Tuesday, December 08, 2009

Musical Interlude

Alternative working title: Sometimes You Win, Sometimes You Lose, and Sometimes You Just Scratch Your Head.

I recently had a couple of Amazon gift certificates bestowed upon me, which gave me an opportunity to raid my wish list and pick up a few CDs. The results were mixed; since I've seen little or no press on any of the bands which I purchased I figured I'd toss in my $0.02 for general consumption.

The big win was The Butcher's Ballroom by Diablo Swing Orchestra, an excellent album which I stumbled upon by way of an Amazon recommendation. "Swing orchestra" is an apt description for the group; the initial track on the album, "Balrog Boogie", is a swing tune spiced up with electric guitar and other non-swing elements. I'm admittedly a sucker for this type of thing; I have a soft spot for contemporary re-interpretations of older forms with a little bit of an edge to them.

Such endeavors have a tendency to descend into gimmickry, but DSO manages to avoid that for the most part. They don't limit themselves to swing; other tracks on the album evoke Spanish ballads ("D'angelo"), middle-Eastern string compositions ("Gunpowder Chant"), and classical music ("Velvet Embracer"). All of the tracks on the album are technically well-constructed, stylistically interesting, and show genuine creativity. If I have one minor complaint its that the female vocalist (vocalists?) sing in an operatic style for the entire album, which starts to get a little old after awhile. But apart from that I highly recommend it.

On the other end of the win/lose scale is New Erections by The Locust. I don't recall how this one got on my list; I think I may have heard them on The End. In any case the album is a big, fat bucket of fail; it was genuinely painful to listen to the entire thing from start to finish. Justin Pearson screams his way through the entire thing, completely negating whatever musical virtue it might otherwise exhibit. It's like listening to an amalgamation of the worst aspects of the DeadKennedys and System of a Down. According to their Wikipedia page that's intentional; Mr. Pearson says that he "wanted to change the way people perceive music, or maybe just destroy it in general". Well, let's hear it for success.
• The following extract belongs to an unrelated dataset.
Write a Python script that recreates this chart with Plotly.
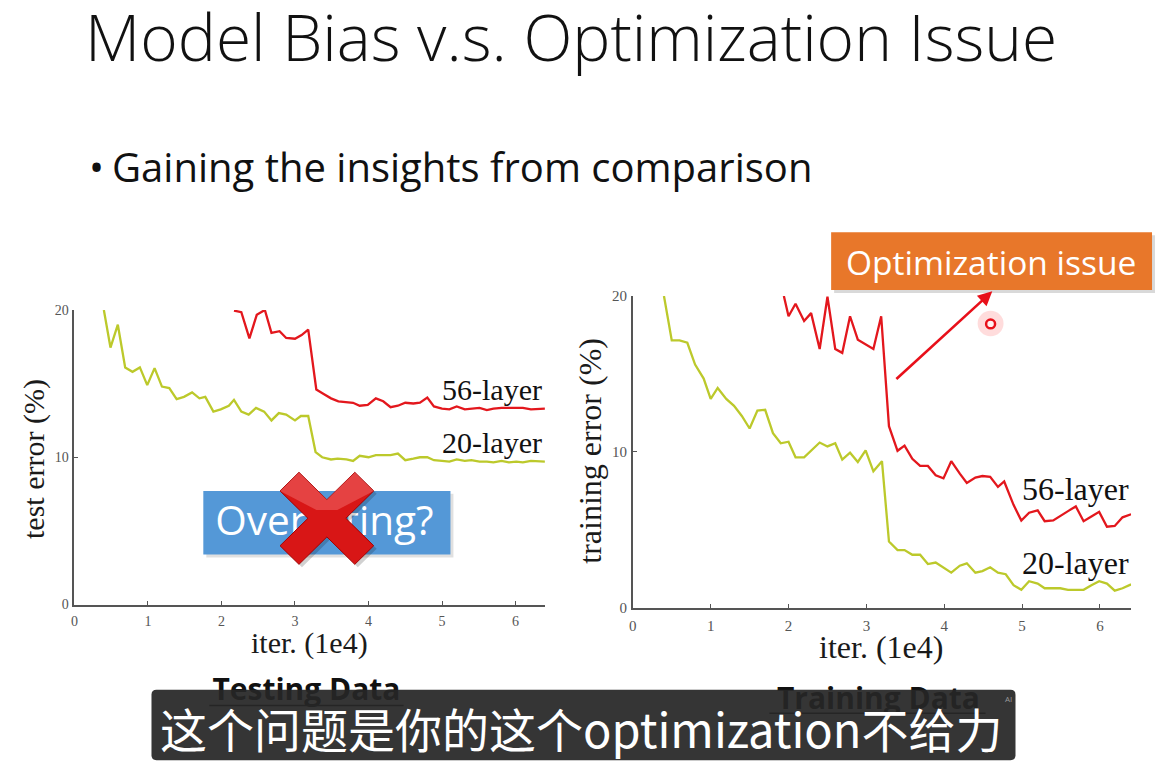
import plotly.graph_objects as go

W, H = 1159, 781

# ---------------- data ----------------
x_ticks = [0, 1, 2, 3, 4, 5, 6]
y_ticks = [0, 10, 20]

# Testing data (test error %)
x_test_20 = [0.40,0.49,0.59,0.69,0.79,0.89,0.99,1.09,1.19,1.29,1.39,1.49,1.60,1.70,1.78,1.89,1.99,
             2.10,2.17,2.27,2.37,2.47,2.58,2.68,2.78,2.88,3.00,3.08,3.18,3.28,3.37,3.49,3.58,3.70,
             3.79,3.88,4.00,4.10,4.21,4.30,4.40,4.50,4.61,4.70,4.80,4.89,5.00,5.10,5.20,5.31,5.40,
             5.51,5.61,5.70,5.81,5.91,6.01,6.10,6.21,6.31,6.40]
y_test_20 = [20.0,17.45,19.0,16.1,15.8,16.1,14.9,16.05,14.8,14.7,13.95,14.1,14.4,14.0,14.1,13.1,13.25,
             13.5,13.9,13.1,12.9,13.35,13.1,12.5,13.0,12.9,12.5,12.8,12.8,10.35,10.0,9.85,9.9,9.85,
             9.75,10.1,10.0,10.15,10.15,10.15,10.25,9.8,9.9,10.0,10.0,9.8,9.75,9.7,9.85,9.75,9.8,
             9.7,9.7,9.65,9.75,9.65,9.7,9.65,9.75,9.7,9.7]
x_test_56 = [2.17,2.27,2.38,2.48,2.59,2.68,2.79,2.88,3.00,3.09,3.18,3.29,3.39,3.49,3.59,3.70,3.79,
             3.88,3.99,4.10,4.20,4.30,4.40,4.50,4.61,4.70,4.80,4.89,5.00,5.10,5.20,5.31,5.40,5.51,
             5.61,5.70,5.81,5.91,6.01,6.10,6.21,6.31,6.40]
y_test_56 = [19.96,19.85,18.07,19.67,20.0,18.45,18.56,18.1,18.05,18.3,18.67,14.6,14.3,14.0,13.8,
             13.73,13.7,13.5,13.55,14.0,13.8,13.4,13.5,13.7,13.65,13.7,14.05,13.45,13.3,13.25,
             13.45,13.25,13.3,13.35,13.2,13.3,13.35,13.35,13.35,13.35,13.25,13.3,13.3]

# Training data (training error %)
x_train_20 = [0.40,0.50,0.60,0.70,0.80,0.91,1.00,1.09,1.20,1.30,1.40,1.50,1.60,1.70,1.80,1.90,2.00,
              2.09,2.20,2.29,2.40,2.50,2.60,2.69,2.79,2.89,2.99,3.09,3.20,3.29,3.40,3.49,3.59,3.69,
              3.79,3.89,3.99,4.09,4.20,4.29,4.40,4.49,4.59,4.69,4.79,4.89,4.99,5.09,5.20,5.29,5.40,
              5.49,5.59,5.69,5.79,5.89,5.99,6.09,6.19,6.29,6.40]
y_train_20 = [20.0,17.15,17.15,17.0,15.6,14.7,13.4,14.1,13.4,12.95,12.3,11.5,12.65,12.7,11.2,10.55,
              10.65,9.65,9.65,10.1,10.6,10.35,10.55,9.5,9.95,9.35,10.1,8.75,9.4,4.25,3.7,3.7,3.4,
              3.4,2.8,2.9,2.6,2.25,2.7,2.85,2.25,2.35,2.6,2.25,2.15,1.45,1.15,1.7,1.55,1.25,1.25,
              1.25,1.15,1.15,1.15,1.45,1.7,1.55,1.1,1.25,1.5]
x_train_56 = [1.94,2.00,2.09,2.20,2.29,2.40,2.50,2.60,2.69,2.79,2.89,2.99,3.09,3.19,3.29,3.40,3.49,
              3.59,3.69,3.79,3.89,3.99,4.09,4.20,4.29,4.40,4.49,4.59,4.69,4.77,4.89,4.99,5.09,5.20,
              5.29,5.40,5.49,5.59,5.69,5.79,5.89,5.99,6.09,6.19,6.29,6.40]
y_train_56 = [20.0,18.7,19.5,18.4,18.9,16.6,19.95,16.6,16.35,18.7,17.2,16.9,16.6,18.7,11.65,10.07,
              10.4,9.55,9.1,9.1,8.5,8.3,9.4,8.6,8.0,8.35,8.45,8.4,7.75,8.1,6.6,5.6,6.1,6.25,5.55,
              5.6,5.9,6.2,6.5,5.55,5.85,6.15,5.2,5.25,5.8,6.0]

title_text = "Model Bias v.s. Optimization Issue"
bullet_text = "Gaining the insights from comparison"
subtitle_text = "这个问题是你的这个optimization不给力"

# ---------------- helpers ----------------
def px(v):
    return v / W

def py(v):
    return 1 - v / H

RED = "#e3171d"
GREEN = "#bcc92b"
SERIF = "Liberation Serif"
SANS = "Open Sans"
TICK = "#555555"

fig = go.Figure()

# blue "Overfitting?" box (below traces)
shapes = [
    dict(type="rect", xref="paper", yref="paper", layer="below",
         x0=px(203), x1=px(451), y0=py(561), y1=py(496),
         fillcolor="rgba(0,0,0,0.12)", line=dict(width=0)),
    dict(type="rect", xref="paper", yref="paper", layer="below",
         x0=px(200), x1=px(448), y0=py(558), y1=py(493),
         fillcolor="#5498d7", line=dict(width=0)),
]

# curves
fig.add_trace(go.Scatter(x=x_test_20, y=y_test_20, mode="lines", xaxis="x", yaxis="y",
                         line=dict(color=GREEN, width=2.3), hoverinfo="skip"))
fig.add_trace(go.Scatter(x=x_test_56, y=y_test_56, mode="lines", xaxis="x", yaxis="y",
                         line=dict(color=RED, width=2.3), hoverinfo="skip"))
fig.add_trace(go.Scatter(x=x_train_20, y=y_train_20, mode="lines", xaxis="x2", yaxis="y2",
                         line=dict(color=GREEN, width=2.3), hoverinfo="skip"))
fig.add_trace(go.Scatter(x=x_train_56, y=y_train_56, mode="lines", xaxis="x2", yaxis="y2",
                         line=dict(color=RED, width=2.3), hoverinfo="skip"))

# text that must sit beneath overlay shapes (pixel-coordinate overlay axis)
fig.add_trace(go.Scatter(x=[321.5], y=[528], mode="text", text=["Overfitting?"],
                         xaxis="x3", yaxis="y3", textposition="middle center",
                         textfont=dict(family=SANS, size=40.5, color="white"), hoverinfo="skip"))
fig.add_trace(go.Scatter(x=[303.5, 877.5], y=[699, 708], mode="text",
                         text=["Testing Data", "Training Data"],
                         xaxis="x3", yaxis="y3", textposition="middle center",
                         textfont=dict(family=SANS, size=30, color="#111111", weight="bold"),
                         hoverinfo="skip"))

# underlines beneath the subtitle
shapes += [
    dict(type="line", xref="paper", yref="paper", x0=px(206), x1=px(401), y0=py(712), y1=py(712),
         line=dict(color="#222", width=1.5)),
    dict(type="line", xref="paper", yref="paper", x0=px(768), x1=px(985), y0=py(720), y1=py(720),
         line=dict(color="#222", width=1.5)),
]

# red X over "Overfitting?"
cx, cy, a, d = 324, 521, 47, 19
pts = [(-a, -a + d), (-a + d, -a), (0, -d), (a - d, -a), (a, -a + d), (d, 0),
       (a, a - d), (a - d, a), (0, d), (-a + d, a), (-a, a - d), (-d, 0)]
path = "M " + " L ".join(f"{px(cx + dx):.5f},{py(cy + dy):.5f}" for dx, dy in pts) + " Z"
shadow = "M " + " L ".join(f"{px(cx + dx + 3):.5f},{py(cy + dy + 3):.5f}" for dx, dy in pts) + " Z"
# highlight on the upper part of the X
hi_pts = [(-a, -a + d), (-a + d, -a), (0, -d), (a - d, -a), (a, -a + d), (d * 0.55, -d * 0.45),
          (-d * 0.55, -d * 0.45)]
hi_path = "M " + " L ".join(f"{px(cx + dx):.5f},{py(cy + dy):.5f}" for dx, dy in hi_pts) + " Z"
shapes += [
    dict(type="path", xref="paper", yref="paper", path=shadow,
         fillcolor="rgba(0,0,0,0.18)", line=dict(width=0)),
    dict(type="path", xref="paper", yref="paper", path=path,
         fillcolor="#d81616", line=dict(color="#a30000", width=1)),
    dict(type="path", xref="paper", yref="paper", path=hi_path,
         fillcolor="rgba(255,150,150,0.35)", line=dict(width=0)),
]

# orange box
shapes += [
    dict(type="rect", xref="paper", yref="paper", x0=px(833), x1=px(1155), y0=py(291), y1=py(232),
         fillcolor="rgba(0,0,0,0.15)", line=dict(width=0)),
    dict(type="rect", xref="paper", yref="paper", x0=px(830), x1=px(1152), y0=py(288), y1=py(229),
         fillcolor="#e8772a", line=dict(width=0)),
]

# cursor glow
shapes += [
    dict(type="circle", xref="paper", yref="paper", x0=px(977), x1=px(1003), y0=py(335), y1=py(309),
         fillcolor="rgba(255,60,60,0.18)", line=dict(width=0)),
    dict(type="circle", xref="paper", yref="paper", x0=px(985.5), x1=px(994.5), y0=py(327), y1=py(318),
         fillcolor="rgba(255,255,255,0.6)", line=dict(color="#e8101a", width=2.5)),
]

# subtitle box
r = 5
x0s, x1s, y0s, y1s = 148, 1015, 696, 768
sub_path = (f"M {px(x0s + r)},{py(y0s)} L {px(x1s - r)},{py(y0s)} Q {px(x1s)},{py(y0s)} {px(x1s)},{py(y0s + r)} "
            f"L {px(x1s)},{py(y1s - r)} Q {px(x1s)},{py(y1s)} {px(x1s - r)},{py(y1s)} "
            f"L {px(x0s + r)},{py(y1s)} Q {px(x0s)},{py(y1s)} {px(x0s)},{py(y1s - r)} "
            f"L {px(x0s)},{py(y0s + r)} Q {px(x0s)},{py(y0s)} {px(x0s + r)},{py(y0s)} Z")
shapes.append(dict(type="path", xref="paper", yref="paper", path=sub_path,
                   fillcolor="rgba(38,38,38,0.93)", line=dict(width=0)))

ann = []
def text(x, y, s, size, color="#111", family=SANS, xanchor="center", yanchor="middle", angle=0, weight=None):
    f = dict(family=family, size=size, color=color)
    if weight is not None:
        f["weight"] = weight
    ann.append(dict(x=px(x), y=py(y), xref="paper", yref="paper", text=s, showarrow=False,
                    font=f, xanchor=xanchor, yanchor=yanchor, textangle=angle))

text(79, 29, title_text, 64, "#111", SANS, xanchor="left", weight=300)
text(83, 162, "•", 40, "#111", SANS, xanchor="left")
text(106, 162, bullet_text, 40, "#111", SANS, xanchor="left")

# axis titles
text(29.5, 460, "test error (%)", 30, "#1a1a1a", SERIF, angle=-90)
text(306.7, 648, "iter. (1e4)", 30, "#1a1a1a", SERIF)
text(588, 452, "training error (%)", 32, "#1a1a1a", SERIF, angle=-90)
text(880, 652, "iter. (1e4)", 32, "#1a1a1a", SERIF)

# series labels
text(542, 389, "56-layer", 30, "#111", SERIF, xanchor="right")
text(542, 444, "20-layer", 30, "#111", SERIF, xanchor="right")
text(1131, 491, "56-layer", 32, "#111", SERIF, xanchor="right")
text(1131, 567, "20-layer", 32, "#111", SERIF, xanchor="right")

# orange box text
text(990, 259, "Optimization issue", 33.5, "white", SANS)

# subtitle
text(579, 735, subtitle_text, 47, "white", "Noto Sans CJK SC")
text(1008, 705, "AI", 8, "#999", SANS)

# arrow
ann.append(dict(x=px(991.7), y=py(289.3), xref="paper", yref="paper", text="", showarrow=True,
                ax=-97.4, ay=89, axref="pixel", ayref="pixel", arrowhead=2, arrowsize=1.1,
                arrowwidth=2.6, arrowcolor="#e8101a", standoff=0))

axis_common = dict(showgrid=False, zeroline=False, showline=True, linecolor="#555",
                   linewidth=1.6, ticks="inside", ticklen=4, tickwidth=1.2, tickcolor="#555",
                   fixedrange=True)

fig.update_layout(
    width=W, height=H, margin=dict(l=0, r=0, t=0, b=0),
    paper_bgcolor="white", plot_bgcolor="rgba(0,0,0,0)", showlegend=False,
    xaxis=dict(domain=[px(70.7), px(542.8)], range=[0, 6.4], anchor="y", tickvals=x_ticks,
               tickfont=dict(family=SERIF, size=14, color=TICK), ticklabelstandoff=3, **axis_common),
    yaxis=dict(domain=[py(609), py(308.3)], range=[0, 20], anchor="x", tickvals=y_ticks,
               tickfont=dict(family=SERIF, size=14, color=TICK), ticklabelstandoff=1, **axis_common),
    xaxis2=dict(domain=[px(631), px(1131)], range=[0, 6.4], anchor="y2", tickvals=x_ticks,
                tickfont=dict(family=SERIF, size=15, color=TICK), ticklabelstandoff=3, **axis_common),
    yaxis2=dict(domain=[py(612.3), py(294)], range=[0, 20], anchor="x2", tickvals=y_ticks,
                tickfont=dict(family=SERIF, size=15, color=TICK), ticklabelstandoff=1, **axis_common),
    xaxis3=dict(domain=[0, 1], range=[0, W], visible=False, fixedrange=True, anchor="y3"),
    yaxis3=dict(domain=[0, 1], range=[H, 0], visible=False, fixedrange=True, anchor="x3"),
    shapes=shapes, annotations=ann,
)

fig.write_html("out.html", config={"displayModeBar": False},
               post_script="document.body.style.margin='0px';")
And then there are a couple that I haven't quite made up my mind about, Summon by Bloody Panda and All Reflections Drained by Xasthur. Neither have much in common with typical notions of "music", but unlike New Erections both albums are at least listenable even if the effort frequently seems academic.

Summon feels like a cohesive composition that someone has put a modicum of thought into, but its not something that I'd toss in casually at a party. It tends towards sustained electric guitar and organ alternately punctuated by chanting, screaming, and percussion. Not particularly accessible or melodious; definitely an "art" piece, treat accordingly.

All Reflections Drained is so-so; taken one by one there are a number of pieces which aren't bad, but after awhile they all start to sound alike. Maybe it's just the mixing/recording quality; often one instrument will drown out all the others on a particular track. The drums, in particular, sound like they were recorded in someone's garage. Lastly, and perhaps I'm being uncharitable here, the first time I read the track listing it brought to mind nothing so much as this Penny Arcade cartoon.

Tuesday, December 01, 2009

Mike Huckabee Didn't Kill Maurice Clemmons

PZ's sentiment is understandable; all available information makes it look like Huckabee screwed the pooch. But trying to hang the killings of the police officers or Clemmons on him is simply unsupportable. Sure, if Huckabee had acted differently Clemmons might still be in jail, but the same can be said of various other officials that Clemmons encountered between 2000 and now. Why not criticize the judge who most recently granted him bail? Because that judge is a political non-entity and Huckabee is a visible figure that people want to vilify.